**Written request**
Extract every line from the records below that contains the word "with".

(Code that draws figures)
——————————

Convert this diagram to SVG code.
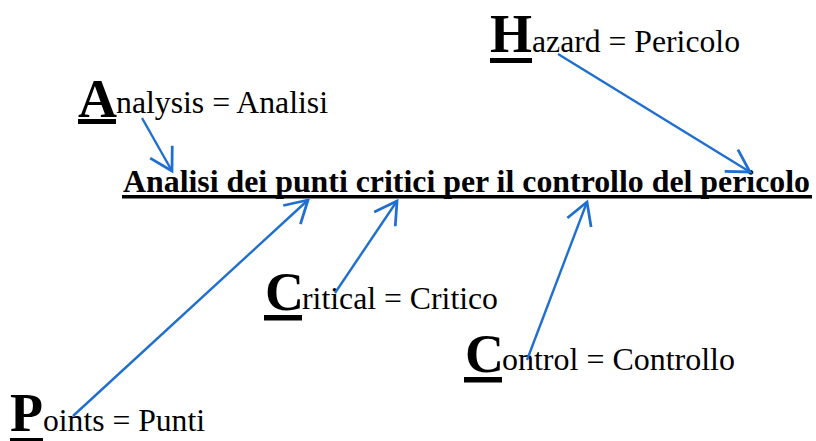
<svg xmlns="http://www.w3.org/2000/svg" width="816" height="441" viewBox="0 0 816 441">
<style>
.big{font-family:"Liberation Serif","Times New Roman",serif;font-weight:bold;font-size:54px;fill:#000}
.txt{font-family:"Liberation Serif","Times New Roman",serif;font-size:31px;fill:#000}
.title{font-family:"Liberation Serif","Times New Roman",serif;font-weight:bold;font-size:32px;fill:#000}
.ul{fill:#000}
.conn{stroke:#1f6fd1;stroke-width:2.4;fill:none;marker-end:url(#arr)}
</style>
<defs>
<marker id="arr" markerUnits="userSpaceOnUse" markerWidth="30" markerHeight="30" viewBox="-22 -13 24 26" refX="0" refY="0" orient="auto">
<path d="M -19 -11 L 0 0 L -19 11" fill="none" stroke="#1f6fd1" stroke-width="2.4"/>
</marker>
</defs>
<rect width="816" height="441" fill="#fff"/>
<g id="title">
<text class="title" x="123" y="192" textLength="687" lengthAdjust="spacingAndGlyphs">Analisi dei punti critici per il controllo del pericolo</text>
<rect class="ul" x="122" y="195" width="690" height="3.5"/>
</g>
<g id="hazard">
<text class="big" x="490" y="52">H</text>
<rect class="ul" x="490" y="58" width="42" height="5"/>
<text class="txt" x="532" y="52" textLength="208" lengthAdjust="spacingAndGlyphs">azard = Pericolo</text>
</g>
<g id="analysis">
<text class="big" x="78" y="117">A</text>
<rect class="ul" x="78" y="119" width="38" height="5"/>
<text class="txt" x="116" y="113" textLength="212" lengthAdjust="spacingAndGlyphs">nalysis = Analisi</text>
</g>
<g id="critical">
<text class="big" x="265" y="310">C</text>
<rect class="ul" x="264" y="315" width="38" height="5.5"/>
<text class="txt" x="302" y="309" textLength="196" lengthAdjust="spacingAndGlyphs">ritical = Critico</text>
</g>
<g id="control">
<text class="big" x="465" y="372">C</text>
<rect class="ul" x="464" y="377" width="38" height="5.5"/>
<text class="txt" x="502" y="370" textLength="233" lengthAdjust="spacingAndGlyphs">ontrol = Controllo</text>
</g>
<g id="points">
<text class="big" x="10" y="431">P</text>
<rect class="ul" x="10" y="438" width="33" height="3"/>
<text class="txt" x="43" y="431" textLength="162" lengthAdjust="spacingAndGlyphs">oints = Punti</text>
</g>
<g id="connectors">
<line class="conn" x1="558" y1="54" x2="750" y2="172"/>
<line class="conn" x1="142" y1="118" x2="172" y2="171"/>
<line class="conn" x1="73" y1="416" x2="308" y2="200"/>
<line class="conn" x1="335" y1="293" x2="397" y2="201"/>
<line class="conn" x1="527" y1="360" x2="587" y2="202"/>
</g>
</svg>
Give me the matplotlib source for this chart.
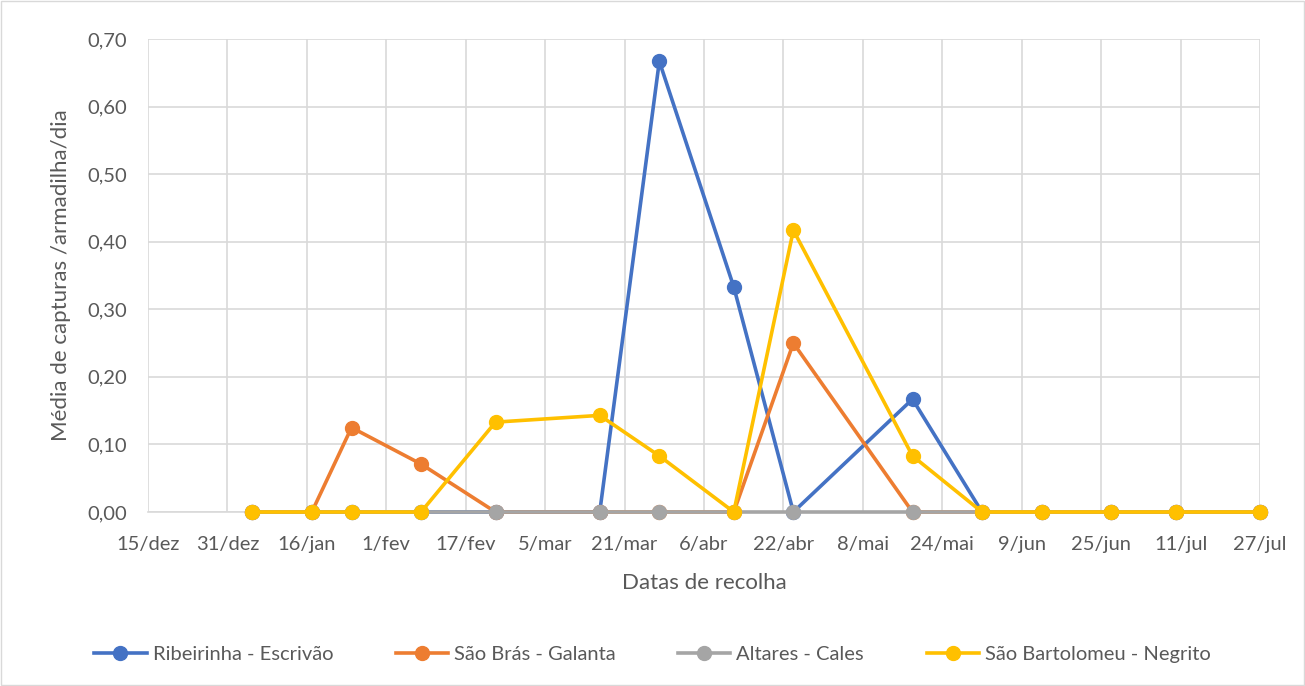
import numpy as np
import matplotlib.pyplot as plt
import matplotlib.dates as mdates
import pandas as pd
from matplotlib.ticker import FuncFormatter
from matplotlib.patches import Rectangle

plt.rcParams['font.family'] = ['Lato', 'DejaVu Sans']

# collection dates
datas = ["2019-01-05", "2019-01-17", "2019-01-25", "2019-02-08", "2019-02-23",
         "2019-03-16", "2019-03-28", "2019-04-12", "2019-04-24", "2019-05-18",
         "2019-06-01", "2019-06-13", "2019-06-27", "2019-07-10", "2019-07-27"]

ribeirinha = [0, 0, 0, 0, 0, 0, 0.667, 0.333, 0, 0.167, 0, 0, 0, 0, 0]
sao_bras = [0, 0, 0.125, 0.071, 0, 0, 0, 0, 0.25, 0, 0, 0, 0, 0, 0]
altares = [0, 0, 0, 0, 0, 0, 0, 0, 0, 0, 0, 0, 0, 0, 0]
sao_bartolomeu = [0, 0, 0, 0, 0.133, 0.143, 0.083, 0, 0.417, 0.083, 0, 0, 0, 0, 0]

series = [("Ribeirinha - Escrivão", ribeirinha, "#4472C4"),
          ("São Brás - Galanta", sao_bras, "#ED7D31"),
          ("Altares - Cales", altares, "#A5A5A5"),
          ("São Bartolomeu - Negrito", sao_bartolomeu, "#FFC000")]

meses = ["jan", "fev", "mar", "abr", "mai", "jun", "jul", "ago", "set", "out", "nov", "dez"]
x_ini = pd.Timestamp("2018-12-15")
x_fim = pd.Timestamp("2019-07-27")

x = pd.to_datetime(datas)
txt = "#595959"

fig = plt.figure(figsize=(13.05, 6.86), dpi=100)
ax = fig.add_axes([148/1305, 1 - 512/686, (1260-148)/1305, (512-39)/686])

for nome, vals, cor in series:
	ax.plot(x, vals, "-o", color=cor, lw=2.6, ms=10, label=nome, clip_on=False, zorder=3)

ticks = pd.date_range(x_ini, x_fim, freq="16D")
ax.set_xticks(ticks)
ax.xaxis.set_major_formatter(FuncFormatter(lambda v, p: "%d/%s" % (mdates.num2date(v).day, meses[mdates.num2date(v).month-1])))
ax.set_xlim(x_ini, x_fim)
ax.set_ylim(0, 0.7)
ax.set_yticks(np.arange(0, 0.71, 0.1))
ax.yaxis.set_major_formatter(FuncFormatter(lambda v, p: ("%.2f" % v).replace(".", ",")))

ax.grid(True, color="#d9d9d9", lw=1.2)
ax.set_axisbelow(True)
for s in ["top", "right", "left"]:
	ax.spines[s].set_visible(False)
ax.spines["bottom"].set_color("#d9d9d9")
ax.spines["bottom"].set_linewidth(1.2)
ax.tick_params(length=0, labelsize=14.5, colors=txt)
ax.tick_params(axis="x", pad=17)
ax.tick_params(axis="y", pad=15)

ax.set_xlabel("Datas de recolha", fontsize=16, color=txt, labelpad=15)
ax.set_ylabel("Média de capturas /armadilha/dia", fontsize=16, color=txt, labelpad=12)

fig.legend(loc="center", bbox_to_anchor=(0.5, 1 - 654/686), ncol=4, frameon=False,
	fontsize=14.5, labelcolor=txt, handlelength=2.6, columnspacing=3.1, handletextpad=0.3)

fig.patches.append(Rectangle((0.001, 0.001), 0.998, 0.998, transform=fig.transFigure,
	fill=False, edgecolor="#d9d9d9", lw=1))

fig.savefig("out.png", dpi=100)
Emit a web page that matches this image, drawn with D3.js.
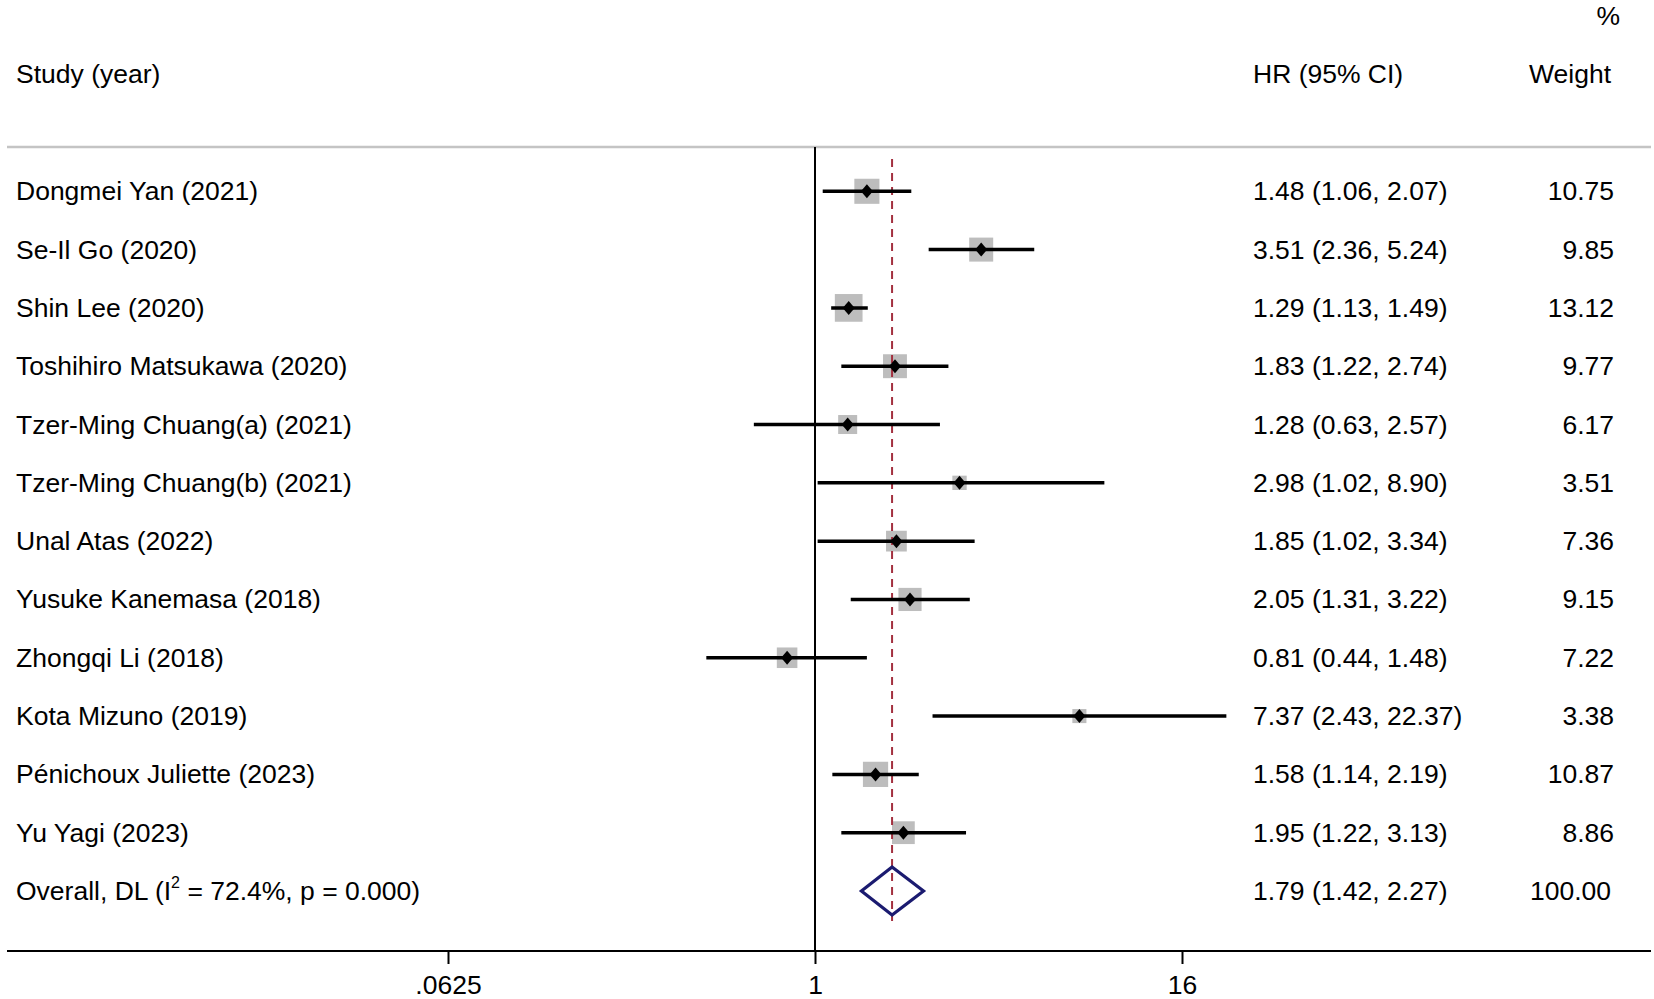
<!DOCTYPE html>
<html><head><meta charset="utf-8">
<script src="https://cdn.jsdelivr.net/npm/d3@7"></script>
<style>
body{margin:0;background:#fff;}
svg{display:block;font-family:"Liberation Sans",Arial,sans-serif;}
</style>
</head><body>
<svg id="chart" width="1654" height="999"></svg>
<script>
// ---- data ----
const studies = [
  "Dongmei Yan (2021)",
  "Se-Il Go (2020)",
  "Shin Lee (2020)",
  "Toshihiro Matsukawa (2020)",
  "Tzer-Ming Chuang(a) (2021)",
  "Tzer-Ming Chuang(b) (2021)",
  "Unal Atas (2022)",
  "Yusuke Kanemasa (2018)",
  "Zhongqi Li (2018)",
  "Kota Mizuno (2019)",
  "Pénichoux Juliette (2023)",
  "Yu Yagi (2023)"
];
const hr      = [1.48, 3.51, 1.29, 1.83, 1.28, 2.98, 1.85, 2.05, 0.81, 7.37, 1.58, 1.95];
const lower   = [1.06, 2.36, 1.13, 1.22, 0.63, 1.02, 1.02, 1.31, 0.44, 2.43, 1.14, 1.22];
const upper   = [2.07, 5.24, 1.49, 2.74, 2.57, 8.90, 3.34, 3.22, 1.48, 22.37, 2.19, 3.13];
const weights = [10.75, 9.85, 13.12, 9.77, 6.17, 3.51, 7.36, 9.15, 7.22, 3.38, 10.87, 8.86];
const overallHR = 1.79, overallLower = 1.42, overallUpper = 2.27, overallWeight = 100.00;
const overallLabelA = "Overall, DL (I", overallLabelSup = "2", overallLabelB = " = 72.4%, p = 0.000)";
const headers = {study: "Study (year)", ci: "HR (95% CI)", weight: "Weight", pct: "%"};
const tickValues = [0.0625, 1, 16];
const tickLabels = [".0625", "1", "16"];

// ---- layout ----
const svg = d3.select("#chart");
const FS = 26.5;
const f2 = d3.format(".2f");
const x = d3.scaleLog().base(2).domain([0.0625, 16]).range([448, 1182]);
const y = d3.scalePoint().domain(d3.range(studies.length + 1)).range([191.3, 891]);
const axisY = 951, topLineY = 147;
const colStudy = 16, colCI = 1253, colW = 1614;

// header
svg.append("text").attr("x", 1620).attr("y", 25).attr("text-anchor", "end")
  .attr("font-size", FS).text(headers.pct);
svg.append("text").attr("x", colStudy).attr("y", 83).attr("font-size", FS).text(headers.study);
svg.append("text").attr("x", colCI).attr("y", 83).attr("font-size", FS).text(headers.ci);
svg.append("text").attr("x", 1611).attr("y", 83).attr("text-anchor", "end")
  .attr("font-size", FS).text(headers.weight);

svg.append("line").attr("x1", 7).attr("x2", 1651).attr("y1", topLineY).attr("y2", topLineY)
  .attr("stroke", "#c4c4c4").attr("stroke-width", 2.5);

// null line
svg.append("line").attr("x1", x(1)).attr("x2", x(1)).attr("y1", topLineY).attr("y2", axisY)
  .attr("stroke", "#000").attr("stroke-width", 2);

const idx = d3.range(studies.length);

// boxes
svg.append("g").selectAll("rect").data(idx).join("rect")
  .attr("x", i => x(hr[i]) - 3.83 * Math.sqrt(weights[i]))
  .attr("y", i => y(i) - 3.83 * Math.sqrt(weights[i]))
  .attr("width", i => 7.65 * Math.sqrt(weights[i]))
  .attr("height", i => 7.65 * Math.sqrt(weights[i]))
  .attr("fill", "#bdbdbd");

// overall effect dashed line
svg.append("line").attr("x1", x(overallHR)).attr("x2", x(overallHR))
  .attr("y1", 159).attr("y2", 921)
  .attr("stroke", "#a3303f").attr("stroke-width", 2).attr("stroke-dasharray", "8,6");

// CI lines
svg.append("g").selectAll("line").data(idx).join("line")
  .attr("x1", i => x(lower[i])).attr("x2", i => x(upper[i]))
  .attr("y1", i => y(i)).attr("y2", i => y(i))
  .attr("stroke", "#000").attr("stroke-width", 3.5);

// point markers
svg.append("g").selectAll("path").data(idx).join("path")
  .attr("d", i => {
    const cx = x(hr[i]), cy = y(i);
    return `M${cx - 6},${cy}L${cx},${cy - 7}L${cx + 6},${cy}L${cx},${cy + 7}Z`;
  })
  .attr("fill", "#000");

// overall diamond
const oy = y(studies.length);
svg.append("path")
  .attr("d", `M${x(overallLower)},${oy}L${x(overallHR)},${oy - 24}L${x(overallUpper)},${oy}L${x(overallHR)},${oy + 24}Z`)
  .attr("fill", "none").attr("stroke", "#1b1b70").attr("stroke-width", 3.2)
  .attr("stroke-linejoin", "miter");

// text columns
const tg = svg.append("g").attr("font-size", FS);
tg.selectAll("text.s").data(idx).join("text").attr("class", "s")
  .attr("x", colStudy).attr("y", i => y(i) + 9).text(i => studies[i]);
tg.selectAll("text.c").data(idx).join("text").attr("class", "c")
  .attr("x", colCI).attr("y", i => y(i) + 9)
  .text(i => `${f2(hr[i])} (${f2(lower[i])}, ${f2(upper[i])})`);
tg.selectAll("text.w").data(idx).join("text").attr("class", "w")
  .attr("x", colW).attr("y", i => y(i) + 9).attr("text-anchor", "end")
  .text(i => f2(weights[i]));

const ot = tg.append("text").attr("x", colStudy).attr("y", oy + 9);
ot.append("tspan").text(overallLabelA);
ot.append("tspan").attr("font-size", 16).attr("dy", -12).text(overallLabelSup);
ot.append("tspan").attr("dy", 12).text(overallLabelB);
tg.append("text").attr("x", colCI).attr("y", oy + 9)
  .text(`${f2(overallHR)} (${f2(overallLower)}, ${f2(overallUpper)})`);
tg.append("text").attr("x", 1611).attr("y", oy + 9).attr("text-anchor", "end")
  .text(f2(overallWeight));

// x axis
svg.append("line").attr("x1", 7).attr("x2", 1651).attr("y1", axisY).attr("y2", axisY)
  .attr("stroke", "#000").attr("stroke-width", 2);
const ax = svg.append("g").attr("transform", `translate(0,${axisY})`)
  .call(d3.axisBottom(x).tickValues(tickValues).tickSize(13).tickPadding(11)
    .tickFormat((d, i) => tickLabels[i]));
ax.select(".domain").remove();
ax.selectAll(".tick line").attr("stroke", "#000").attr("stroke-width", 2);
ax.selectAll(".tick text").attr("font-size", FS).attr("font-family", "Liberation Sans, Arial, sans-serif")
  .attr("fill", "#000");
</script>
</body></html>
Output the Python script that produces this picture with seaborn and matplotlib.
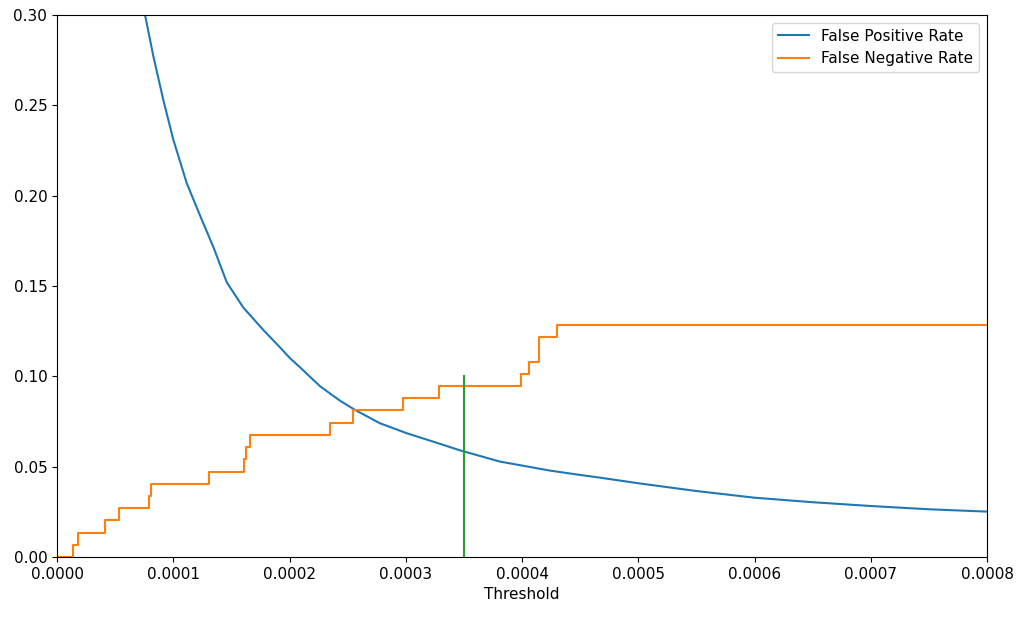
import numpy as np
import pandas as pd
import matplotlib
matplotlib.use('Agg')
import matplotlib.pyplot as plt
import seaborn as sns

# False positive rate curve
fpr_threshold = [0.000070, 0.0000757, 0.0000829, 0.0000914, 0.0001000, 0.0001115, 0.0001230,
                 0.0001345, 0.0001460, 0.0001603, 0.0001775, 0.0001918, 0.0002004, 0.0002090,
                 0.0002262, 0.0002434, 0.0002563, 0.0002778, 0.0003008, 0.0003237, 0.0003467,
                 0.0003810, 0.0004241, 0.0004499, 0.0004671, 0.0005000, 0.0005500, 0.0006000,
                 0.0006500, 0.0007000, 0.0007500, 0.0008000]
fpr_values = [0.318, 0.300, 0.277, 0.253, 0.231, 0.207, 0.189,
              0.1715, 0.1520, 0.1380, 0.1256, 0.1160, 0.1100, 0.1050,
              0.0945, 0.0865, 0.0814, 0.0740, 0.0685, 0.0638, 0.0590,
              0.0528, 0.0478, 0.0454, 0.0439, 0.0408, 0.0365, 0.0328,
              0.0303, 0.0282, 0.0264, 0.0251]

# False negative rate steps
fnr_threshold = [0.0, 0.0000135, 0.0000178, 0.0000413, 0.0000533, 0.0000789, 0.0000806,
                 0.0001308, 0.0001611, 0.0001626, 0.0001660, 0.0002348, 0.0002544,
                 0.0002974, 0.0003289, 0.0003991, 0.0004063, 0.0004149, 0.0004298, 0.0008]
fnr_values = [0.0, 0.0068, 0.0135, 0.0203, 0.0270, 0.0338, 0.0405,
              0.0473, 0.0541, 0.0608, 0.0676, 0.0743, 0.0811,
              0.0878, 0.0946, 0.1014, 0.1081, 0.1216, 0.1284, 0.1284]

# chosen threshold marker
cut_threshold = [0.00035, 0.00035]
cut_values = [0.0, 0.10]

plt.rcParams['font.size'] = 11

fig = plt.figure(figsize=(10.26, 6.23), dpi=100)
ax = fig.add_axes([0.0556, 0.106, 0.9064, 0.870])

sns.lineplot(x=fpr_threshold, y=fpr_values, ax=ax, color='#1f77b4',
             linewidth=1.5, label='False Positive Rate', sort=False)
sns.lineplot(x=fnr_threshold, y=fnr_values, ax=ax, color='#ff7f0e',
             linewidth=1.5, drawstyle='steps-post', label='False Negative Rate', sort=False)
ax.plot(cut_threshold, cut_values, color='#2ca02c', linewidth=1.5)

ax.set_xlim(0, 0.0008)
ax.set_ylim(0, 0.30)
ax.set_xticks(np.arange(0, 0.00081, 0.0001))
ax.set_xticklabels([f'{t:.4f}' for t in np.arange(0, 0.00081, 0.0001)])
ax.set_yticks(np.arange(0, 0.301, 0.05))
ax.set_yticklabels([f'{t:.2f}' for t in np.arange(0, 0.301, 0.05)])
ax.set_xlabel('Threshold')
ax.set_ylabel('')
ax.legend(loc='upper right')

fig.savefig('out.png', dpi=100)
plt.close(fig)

——————————

**Exercise answer**
Emit a web page that matches this image, drawn with D3.js.
Output the Python script that produces this picture with seaborn and matplotlib.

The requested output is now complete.